Produksi film perjuangan di Indonesia dalam 10 tahun terakhir ini memang cukup beragam dari segi kualitas dan kuantitasnya. Ada yang menceritakan tokoh, seperti "Soekarno", "Guru Bangsa: Tjokroaminoto", "Jenderal Soedirman", dan ada pula yang berbentuk animasi, yakni "Battle of Surabaya".
Sejarah produksi film bertema heroisme di Indonesia ternyata sudah lama sejarahnya, yaitu 67 tahun. Film 'Darah dan Do'a' adalah film perjuangan dan sekaligus film nasional pertama yang sepenuhnya diproduksi rakyat Indonesia dan disutradarai oleh Usmar Ismail pada tahun 1950.
Setahun kemudian, di tahun 1951, Usmar Ismail kembali menyutradarai film nasional kedua yang masih bertema perjuangan yaitu "Enam Djam di Djogja". Film yang masih berwarna hitam-putih ini berlatarbelakang peristiwa Serangan Umum (SU) 1 Maret 1949 di Yogyakarta.
"Enam Djam di Djogja" disebut film yang mewakili kondisi paling realistis tentang SU. Penonton disuguhi dengan kalimat pembuka yaitu tujuan film untuk menggambarkan kerja sama yang erat antara rakyat, tentara, dan pemerintah RI dalam mempertahankan kemerdekaan.
Jadi, tidak ada satu pun tokoh yang menonjol dalam film "Enam Djam di Djogja". Film ini memang lebih mengisahkan tentang kondisi nyata rakyat Indonesia --diwakili masyarakat Yogya-- ketika Belanda kembali gencar untuk menguasai Indonesia setelah Proklamasi tahun 1945.
Namun, segala keterbatasan Indonesia sebagai negara yang baru merdeka, ditambah dengan Agresi Militer Belanda tahun 1948, tak lantas menyurutkan semangat nasionalisme sineas Indonesia.
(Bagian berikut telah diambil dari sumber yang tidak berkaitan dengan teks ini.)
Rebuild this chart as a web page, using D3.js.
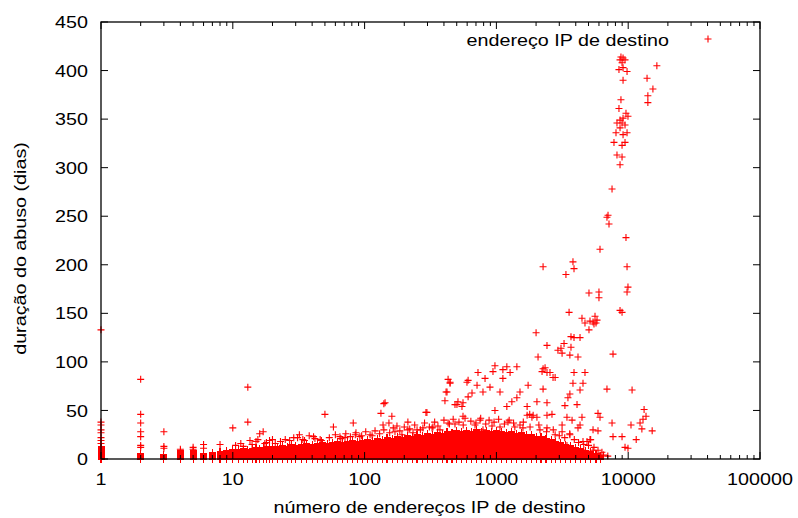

Berjuang jelas dapat dilakukan dengan banyak cara, termasuk melalui film.
Selama ini, SU 1 Maret 1949 di Yogyakarta --waktu itu menjadi Ibu Kota RI setelah sejumlah pemimpin nasional di Jakarta diasingkan oleh Belanda --identik dengan pengkultusan terhadap peran Presiden RI ke-2, Soeharto. Sejatinya, kesuksesan SU 1 Maret 1949 tersebut juga sangat didukung oleh Sultan Hamengkubowono (HB) IX yang dalam film itu dipanggil Mataram XIII.
Belanda pun terus mengabarkan ke seluruh dunia bahwa seolah Indonesia tinggal nama setelah berhasil menduduki Yogyakarta dalam Agresi Militer II pada Desember 1948. Adanya SU 1 Maret 1949 menunjukkan kepada dunia internasional bahwa Indonesia masih dan tetap ada.
Film "Enam Djam di Djogja" mengisahkan tentang rakyat biasa yang berjuang dalam bertahan hidup di Yogya selama pendudukan Belanda. Mereka adalah Mochtar (wartawan), Hadi (tentara), Endang (laskar wanita), dan Wiwiek (adik Hadi). Keempatnya terus mengobarkan semangat orang-orang di sekitarnya untuk tetap berjiwa nasionalisme saat ekonomi sedang sulit.
Keluarga Hadi pun tak luput dari tuntutan ekonomi. Ayahnya ingin bekerja di lagi perusahaan Belanda agar dapur keluarga tetap menyala. Tetapi, ide itu ditentang keras oleh ibunya Hadi dan Wiwiek. "Apa kata Hadi kalau Bapak bekerja untuk Belanda?!" protes Sang Istri.
Di sinilah konflik mulai mengalir. Endang dan Wiwiek yang bekerja sebagai pelayan restoran sambil diam-diam menjadi kurir pesan rahasia di antara tentara Indonesia mendapati diri mereka masing-masing terlibat dalam kisah cinta yang rumit di kala perang berkecamuk.